» **Dataset extract**:
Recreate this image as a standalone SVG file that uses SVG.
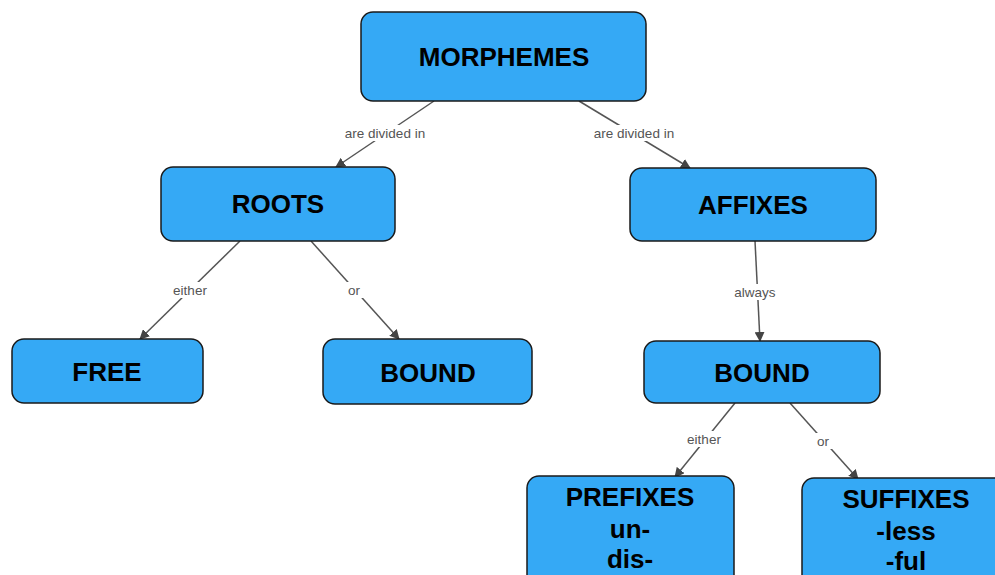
<svg xmlns="http://www.w3.org/2000/svg" width="995" height="575" viewBox="0 0 995 575">
<defs>
<style>
.node rect{fill:#35A9F5;stroke:#1a1a1a;stroke-width:1.5}
.node text{font-family:"Liberation Sans",Arial,sans-serif;font-weight:bold;font-size:26px;fill:#000;text-anchor:middle}
.edge line{stroke:#555;stroke-width:1.5;marker-end:url(#arr)}
.lbl rect{fill:#fff}
.lbl text{font-family:"Liberation Sans",Arial,sans-serif;font-size:13.5px;fill:#555;text-anchor:middle}
</style>
<marker id="arr" viewBox="0 0 10 10" refX="9" refY="5" markerWidth="10" markerHeight="10" markerUnits="userSpaceOnUse" orient="auto">
<path d="M0,0 L10,5 L0,10 z" fill="#444"/>
</marker>
</defs>
<rect width="995" height="575" fill="#fff"/>
<g id="connectors">
<g class="edge">
<line x1="434" y1="101" x2="336" y2="167"/>
<line x1="579" y1="101" x2="690" y2="168"/>
<line x1="240" y1="241" x2="140" y2="339"/>
<line x1="311" y1="241" x2="399" y2="339"/>
<line x1="755" y1="241" x2="760" y2="341"/>
<line x1="735" y1="403" x2="675" y2="477"/>
<line x1="790" y1="403" x2="858" y2="479"/>
</g>
<g class="lbl">
<rect x="340" y="125" width="90" height="16"/><text x="385" y="138">are divided in</text>
<rect x="589" y="125" width="90" height="16"/><text x="634" y="138">are divided in</text>
<rect x="169" y="282" width="42" height="16"/><text x="190" y="295">either</text>
<rect x="343" y="282" width="22" height="16"/><text x="354" y="295">or</text>
<rect x="730" y="284" width="50" height="16"/><text x="755" y="297">always</text>
<rect x="683" y="431" width="42" height="16"/><text x="704" y="444">either</text>
<rect x="812" y="433" width="22" height="16"/><text x="823" y="446">or</text>
</g>
</g>
<g id="morphemes" class="node"><rect x="361" y="12" width="285" height="89" rx="12"/><text x="504" y="66">MORPHEMES</text></g>
<g id="roots" class="node"><rect x="161" y="167" width="234" height="74" rx="12"/><text x="278" y="213">ROOTS</text></g>
<g id="affixes" class="node"><rect x="630" y="168" width="246" height="73" rx="12"/><text x="753" y="214">AFFIXES</text></g>
<g id="free" class="node"><rect x="12" y="339" width="191" height="64" rx="12"/><text x="107" y="381">FREE</text></g>
<g id="bound-roots" class="node"><rect x="323" y="339" width="209" height="65" rx="12"/><text x="428" y="382">BOUND</text></g>
<g id="bound-affixes" class="node"><rect x="644" y="341" width="236" height="62" rx="12"/><text x="762" y="382">BOUND</text></g>
<g id="prefixes" class="node"><rect x="527" y="476" width="207" height="120" rx="12"/><text x="630" y="506">PREFIXES</text><text x="630" y="538">un-</text><text x="630" y="568">dis-</text></g>
<g id="suffixes" class="node"><rect x="802" y="478" width="210" height="120" rx="12"/><text x="906" y="508">SUFFIXES</text><text x="906" y="540">-less</text><text x="906" y="570">-ful</text></g>
</svg>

» **Aim of the exercise**:
All of the material above needs to be restated exactly, with no pictures.

» **Exercise answer**:
Recreate this image as a standalone SVG file that uses SVG.
<svg xmlns="http://www.w3.org/2000/svg" width="995" height="575" viewBox="0 0 995 575">
<defs>
<style>
.node rect{fill:#35A9F5;stroke:#1a1a1a;stroke-width:1.5}
.node text{font-family:"Liberation Sans",Arial,sans-serif;font-weight:bold;font-size:26px;fill:#000;text-anchor:middle}
.edge line{stroke:#555;stroke-width:1.5;marker-end:url(#arr)}
.lbl rect{fill:#fff}
.lbl text{font-family:"Liberation Sans",Arial,sans-serif;font-size:13.5px;fill:#555;text-anchor:middle}
</style>
<marker id="arr" viewBox="0 0 10 10" refX="9" refY="5" markerWidth="10" markerHeight="10" markerUnits="userSpaceOnUse" orient="auto">
<path d="M0,0 L10,5 L0,10 z" fill="#444"/>
</marker>
</defs>
<rect width="995" height="575" fill="#fff"/>
<g id="connectors">
<g class="edge">
<line x1="434" y1="101" x2="336" y2="167"/>
<line x1="579" y1="101" x2="690" y2="168"/>
<line x1="240" y1="241" x2="140" y2="339"/>
<line x1="311" y1="241" x2="399" y2="339"/>
<line x1="755" y1="241" x2="760" y2="341"/>
<line x1="735" y1="403" x2="675" y2="477"/>
<line x1="790" y1="403" x2="858" y2="479"/>
</g>
<g class="lbl">
<rect x="340" y="125" width="90" height="16"/><text x="385" y="138">are divided in</text>
<rect x="589" y="125" width="90" height="16"/><text x="634" y="138">are divided in</text>
<rect x="169" y="282" width="42" height="16"/><text x="190" y="295">either</text>
<rect x="343" y="282" width="22" height="16"/><text x="354" y="295">or</text>
<rect x="730" y="284" width="50" height="16"/><text x="755" y="297">always</text>
<rect x="683" y="431" width="42" height="16"/><text x="704" y="444">either</text>
<rect x="812" y="433" width="22" height="16"/><text x="823" y="446">or</text>
</g>
</g>
<g id="morphemes" class="node"><rect x="361" y="12" width="285" height="89" rx="12"/><text x="504" y="66">MORPHEMES</text></g>
<g id="roots" class="node"><rect x="161" y="167" width="234" height="74" rx="12"/><text x="278" y="213">ROOTS</text></g>
<g id="affixes" class="node"><rect x="630" y="168" width="246" height="73" rx="12"/><text x="753" y="214">AFFIXES</text></g>
<g id="free" class="node"><rect x="12" y="339" width="191" height="64" rx="12"/><text x="107" y="381">FREE</text></g>
<g id="bound-roots" class="node"><rect x="323" y="339" width="209" height="65" rx="12"/><text x="428" y="382">BOUND</text></g>
<g id="bound-affixes" class="node"><rect x="644" y="341" width="236" height="62" rx="12"/><text x="762" y="382">BOUND</text></g>
<g id="prefixes" class="node"><rect x="527" y="476" width="207" height="120" rx="12"/><text x="630" y="506">PREFIXES</text><text x="630" y="538">un-</text><text x="630" y="568">dis-</text></g>
<g id="suffixes" class="node"><rect x="802" y="478" width="210" height="120" rx="12"/><text x="906" y="508">SUFFIXES</text><text x="906" y="540">-less</text><text x="906" y="570">-ful</text></g>
</svg>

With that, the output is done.